The fact that Du Toit sees the firm as a resolutely global investor explains the surprising fact that the emerging market equity strategy was only added to its range in April 2011. Contrast that with the fixed-income side of the business, where Investec was an early mover: while it was launching its first emerging equities product in April, it was adding two more emerging debt funds to its range - including EM corporates. Of course, it’s not that Investec didn’t manage emerging equities before; rather, it is so at home in the major emerging markets that it barely considers them separate from the global opportunity.

“In fixed income we believe that there is a genuinely emerging market,” says Du Toit. “Even the BRICs haven’t yet developed mature capital markets. Issuance is catching up with investor demand; the sovereigns are generally solvent and creditworthy; the corporates are rated below their true creditworthiness simply because of their location; and the currencies are benefiting from a broadening of currency portfolios. Since 2009, we have had an explosion of demand.”

In equities, however, Investec wanted to establish itself as a truly global manager.

“We still think global equities is the big growth area, and where alpha is available most freely over time,” says Du Toit, “but clients continue to separate these things somewhat artificially. We carved out EM in response to client demand and the fact that capacity has become limited as competitors closed to new money. But where do we see the real action? Among the bottom two billion of the population - where indices aren’t well-developed, where it’s more difficult to invest and requires higher diligence, with less liquidity, but far away from any sovereign or banking stresses. We started building on that from our Africa strength - which is now well-understood and mastered by us as the ultimate frontier.”

Du Toit says that these frontier markets are a different proposition altogether from global emerging. It shouldn’t be treated as an asset class, he says. And that goes beyond arguing for active stockpicking. He advocates more of a private-markets approach, which can invest across the capital structures of portfolio companies.

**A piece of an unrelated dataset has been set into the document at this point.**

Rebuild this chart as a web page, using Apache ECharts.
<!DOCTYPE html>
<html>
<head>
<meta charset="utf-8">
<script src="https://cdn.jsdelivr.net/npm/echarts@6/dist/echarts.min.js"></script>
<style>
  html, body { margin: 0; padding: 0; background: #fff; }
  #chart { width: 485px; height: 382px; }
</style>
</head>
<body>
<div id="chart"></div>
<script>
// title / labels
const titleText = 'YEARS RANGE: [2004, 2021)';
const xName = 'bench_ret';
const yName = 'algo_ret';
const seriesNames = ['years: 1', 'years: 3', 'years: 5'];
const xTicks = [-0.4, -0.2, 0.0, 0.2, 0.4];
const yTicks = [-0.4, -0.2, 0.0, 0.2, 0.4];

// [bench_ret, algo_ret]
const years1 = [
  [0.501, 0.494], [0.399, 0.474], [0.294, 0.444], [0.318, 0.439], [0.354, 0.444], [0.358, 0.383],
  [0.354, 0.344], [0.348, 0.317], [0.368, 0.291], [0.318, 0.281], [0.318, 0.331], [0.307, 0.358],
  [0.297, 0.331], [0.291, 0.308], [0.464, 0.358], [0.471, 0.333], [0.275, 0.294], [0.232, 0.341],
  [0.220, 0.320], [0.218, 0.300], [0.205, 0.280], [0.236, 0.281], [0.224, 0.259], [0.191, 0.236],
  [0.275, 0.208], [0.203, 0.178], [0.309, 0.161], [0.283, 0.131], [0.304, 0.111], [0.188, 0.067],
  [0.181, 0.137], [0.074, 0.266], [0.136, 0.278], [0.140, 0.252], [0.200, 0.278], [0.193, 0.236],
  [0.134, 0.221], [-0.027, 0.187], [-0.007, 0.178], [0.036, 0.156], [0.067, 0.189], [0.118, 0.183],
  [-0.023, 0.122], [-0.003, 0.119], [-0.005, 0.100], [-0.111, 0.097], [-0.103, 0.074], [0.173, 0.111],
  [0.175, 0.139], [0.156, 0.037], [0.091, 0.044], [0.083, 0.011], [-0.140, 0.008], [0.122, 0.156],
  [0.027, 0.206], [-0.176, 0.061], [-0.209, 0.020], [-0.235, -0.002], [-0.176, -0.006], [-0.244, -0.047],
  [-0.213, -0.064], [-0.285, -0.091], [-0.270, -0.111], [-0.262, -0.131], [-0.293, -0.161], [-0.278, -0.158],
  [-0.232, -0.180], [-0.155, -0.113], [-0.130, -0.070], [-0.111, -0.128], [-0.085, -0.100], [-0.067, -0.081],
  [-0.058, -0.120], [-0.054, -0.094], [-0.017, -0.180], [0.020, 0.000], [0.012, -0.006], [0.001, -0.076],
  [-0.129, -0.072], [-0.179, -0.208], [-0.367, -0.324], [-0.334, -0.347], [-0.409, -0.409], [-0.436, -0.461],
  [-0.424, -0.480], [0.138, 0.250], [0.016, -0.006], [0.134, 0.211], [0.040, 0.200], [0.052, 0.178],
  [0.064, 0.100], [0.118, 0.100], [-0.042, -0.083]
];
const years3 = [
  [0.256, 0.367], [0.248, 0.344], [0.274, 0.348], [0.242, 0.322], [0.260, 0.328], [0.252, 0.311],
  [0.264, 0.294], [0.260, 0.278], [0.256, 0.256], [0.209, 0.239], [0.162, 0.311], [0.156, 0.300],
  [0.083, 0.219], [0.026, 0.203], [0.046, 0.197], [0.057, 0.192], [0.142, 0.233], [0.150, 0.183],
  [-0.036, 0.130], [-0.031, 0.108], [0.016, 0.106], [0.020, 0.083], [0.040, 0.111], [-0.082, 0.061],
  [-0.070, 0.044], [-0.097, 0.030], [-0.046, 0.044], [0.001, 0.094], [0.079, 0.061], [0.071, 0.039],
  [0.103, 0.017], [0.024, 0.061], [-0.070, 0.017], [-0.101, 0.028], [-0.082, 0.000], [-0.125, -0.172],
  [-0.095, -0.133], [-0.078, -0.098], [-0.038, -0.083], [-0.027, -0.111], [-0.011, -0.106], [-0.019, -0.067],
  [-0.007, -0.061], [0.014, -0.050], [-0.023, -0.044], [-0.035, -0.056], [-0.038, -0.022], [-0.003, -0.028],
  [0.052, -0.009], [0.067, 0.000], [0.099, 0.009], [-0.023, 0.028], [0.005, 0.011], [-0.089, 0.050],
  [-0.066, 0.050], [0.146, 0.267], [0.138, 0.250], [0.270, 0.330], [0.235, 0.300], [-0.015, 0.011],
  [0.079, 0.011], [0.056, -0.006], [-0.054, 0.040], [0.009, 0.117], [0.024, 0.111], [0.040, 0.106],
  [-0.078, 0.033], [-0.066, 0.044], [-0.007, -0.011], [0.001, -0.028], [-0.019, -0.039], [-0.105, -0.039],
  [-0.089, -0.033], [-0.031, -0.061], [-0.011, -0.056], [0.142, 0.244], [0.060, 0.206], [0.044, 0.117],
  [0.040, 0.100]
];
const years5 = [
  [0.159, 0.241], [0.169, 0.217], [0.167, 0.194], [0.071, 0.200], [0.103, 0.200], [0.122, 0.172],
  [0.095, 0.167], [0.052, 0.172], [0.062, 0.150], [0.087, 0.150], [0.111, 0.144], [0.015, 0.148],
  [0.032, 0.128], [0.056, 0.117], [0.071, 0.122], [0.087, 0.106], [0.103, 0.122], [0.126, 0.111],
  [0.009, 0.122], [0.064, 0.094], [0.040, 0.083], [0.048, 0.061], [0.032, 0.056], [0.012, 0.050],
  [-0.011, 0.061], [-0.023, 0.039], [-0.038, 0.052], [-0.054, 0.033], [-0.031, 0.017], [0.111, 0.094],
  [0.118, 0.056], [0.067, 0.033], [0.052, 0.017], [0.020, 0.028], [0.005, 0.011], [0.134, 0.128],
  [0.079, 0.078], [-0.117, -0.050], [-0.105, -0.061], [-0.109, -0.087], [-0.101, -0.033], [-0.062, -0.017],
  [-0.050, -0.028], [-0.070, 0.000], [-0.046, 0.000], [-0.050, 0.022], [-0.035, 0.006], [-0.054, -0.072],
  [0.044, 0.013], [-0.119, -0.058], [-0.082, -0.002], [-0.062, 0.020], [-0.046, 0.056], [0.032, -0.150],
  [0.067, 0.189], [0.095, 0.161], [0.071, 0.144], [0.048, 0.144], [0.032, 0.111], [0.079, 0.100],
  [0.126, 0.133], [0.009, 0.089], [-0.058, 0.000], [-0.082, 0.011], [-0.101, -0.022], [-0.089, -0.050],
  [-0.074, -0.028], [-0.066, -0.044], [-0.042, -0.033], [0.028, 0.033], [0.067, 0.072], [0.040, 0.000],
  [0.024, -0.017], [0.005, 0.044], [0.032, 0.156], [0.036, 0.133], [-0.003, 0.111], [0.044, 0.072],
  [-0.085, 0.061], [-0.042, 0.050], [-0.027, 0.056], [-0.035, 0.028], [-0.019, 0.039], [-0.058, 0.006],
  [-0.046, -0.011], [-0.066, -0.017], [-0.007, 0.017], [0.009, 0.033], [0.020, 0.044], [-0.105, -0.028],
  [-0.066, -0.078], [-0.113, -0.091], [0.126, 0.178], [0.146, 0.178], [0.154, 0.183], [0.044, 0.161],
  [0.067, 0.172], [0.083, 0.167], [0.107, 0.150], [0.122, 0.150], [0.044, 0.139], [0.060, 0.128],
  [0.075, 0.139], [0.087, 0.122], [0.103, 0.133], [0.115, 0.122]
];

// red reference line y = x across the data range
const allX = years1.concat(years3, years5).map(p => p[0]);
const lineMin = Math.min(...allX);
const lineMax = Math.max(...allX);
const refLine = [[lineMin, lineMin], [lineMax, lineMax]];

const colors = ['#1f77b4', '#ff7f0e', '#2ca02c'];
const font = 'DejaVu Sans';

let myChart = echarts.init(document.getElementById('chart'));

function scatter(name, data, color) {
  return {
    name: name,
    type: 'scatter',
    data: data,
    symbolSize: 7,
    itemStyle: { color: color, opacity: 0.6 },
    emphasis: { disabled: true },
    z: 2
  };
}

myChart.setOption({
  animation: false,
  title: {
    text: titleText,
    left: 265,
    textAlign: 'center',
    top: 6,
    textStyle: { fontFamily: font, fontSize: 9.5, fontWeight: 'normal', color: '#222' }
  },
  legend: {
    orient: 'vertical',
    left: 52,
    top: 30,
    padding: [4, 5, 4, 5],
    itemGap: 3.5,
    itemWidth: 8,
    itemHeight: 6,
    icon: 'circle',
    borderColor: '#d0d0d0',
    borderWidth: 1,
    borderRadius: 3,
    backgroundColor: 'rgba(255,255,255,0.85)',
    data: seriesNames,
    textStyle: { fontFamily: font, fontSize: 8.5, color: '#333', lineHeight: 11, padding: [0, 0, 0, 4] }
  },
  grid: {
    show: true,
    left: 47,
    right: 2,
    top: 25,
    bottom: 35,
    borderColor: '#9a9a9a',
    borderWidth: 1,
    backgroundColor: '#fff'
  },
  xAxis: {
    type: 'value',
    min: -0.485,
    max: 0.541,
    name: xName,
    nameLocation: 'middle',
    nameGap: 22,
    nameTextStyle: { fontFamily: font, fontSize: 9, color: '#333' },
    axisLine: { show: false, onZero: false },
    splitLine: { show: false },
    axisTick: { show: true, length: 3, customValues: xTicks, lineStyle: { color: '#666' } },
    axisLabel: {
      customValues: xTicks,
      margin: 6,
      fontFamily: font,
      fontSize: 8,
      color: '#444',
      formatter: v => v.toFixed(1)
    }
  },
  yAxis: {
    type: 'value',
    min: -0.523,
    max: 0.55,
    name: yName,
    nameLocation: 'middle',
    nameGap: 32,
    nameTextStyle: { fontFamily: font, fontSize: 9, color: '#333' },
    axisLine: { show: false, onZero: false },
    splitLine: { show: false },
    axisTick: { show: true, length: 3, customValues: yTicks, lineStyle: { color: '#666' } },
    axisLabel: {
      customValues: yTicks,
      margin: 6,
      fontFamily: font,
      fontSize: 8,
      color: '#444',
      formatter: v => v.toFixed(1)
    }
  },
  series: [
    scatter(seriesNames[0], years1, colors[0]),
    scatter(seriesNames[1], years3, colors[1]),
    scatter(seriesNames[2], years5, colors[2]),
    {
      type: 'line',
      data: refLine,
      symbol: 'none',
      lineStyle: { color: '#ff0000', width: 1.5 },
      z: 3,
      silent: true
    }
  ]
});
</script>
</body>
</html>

This is very different from the contrarian and ‘4Factor’ styles that drive Investec’s public equity strategies at the moment (4Factor is a bottom-up, discretionary approach, but deploys a rigorously exclusive screen of companies’ management strategy, valuation, share-price momentum and earnings-revision trends).

Du Toit likes the variety and flexibility. Three different equity styles generate three different perspectives that can be shared firm-wide, he notes, and (as with the emerging equities carve-out) it helps to respond to gradually evolving client demand. “Even some sophisticated institutions look at our aggressive active products - ‘Ah, you do private equity, great’ - but then come back and ask to buy our Africa liquid product because they’re not quite ready,” he says.

But he also has a clear vision of where he wants to go - global and high-alpha in 4Factor and contrarian (“Core is available but not in the shop window,” he says); and growth markets.

“Investors need to be careful not to overdo the de-risking,” he warns. “We are predicting a need for capital gains and alpha from those who are being advised to de-risk and decumulate. We mustn’t lose touch with risk and return: there will always be a place for quality capital gains.”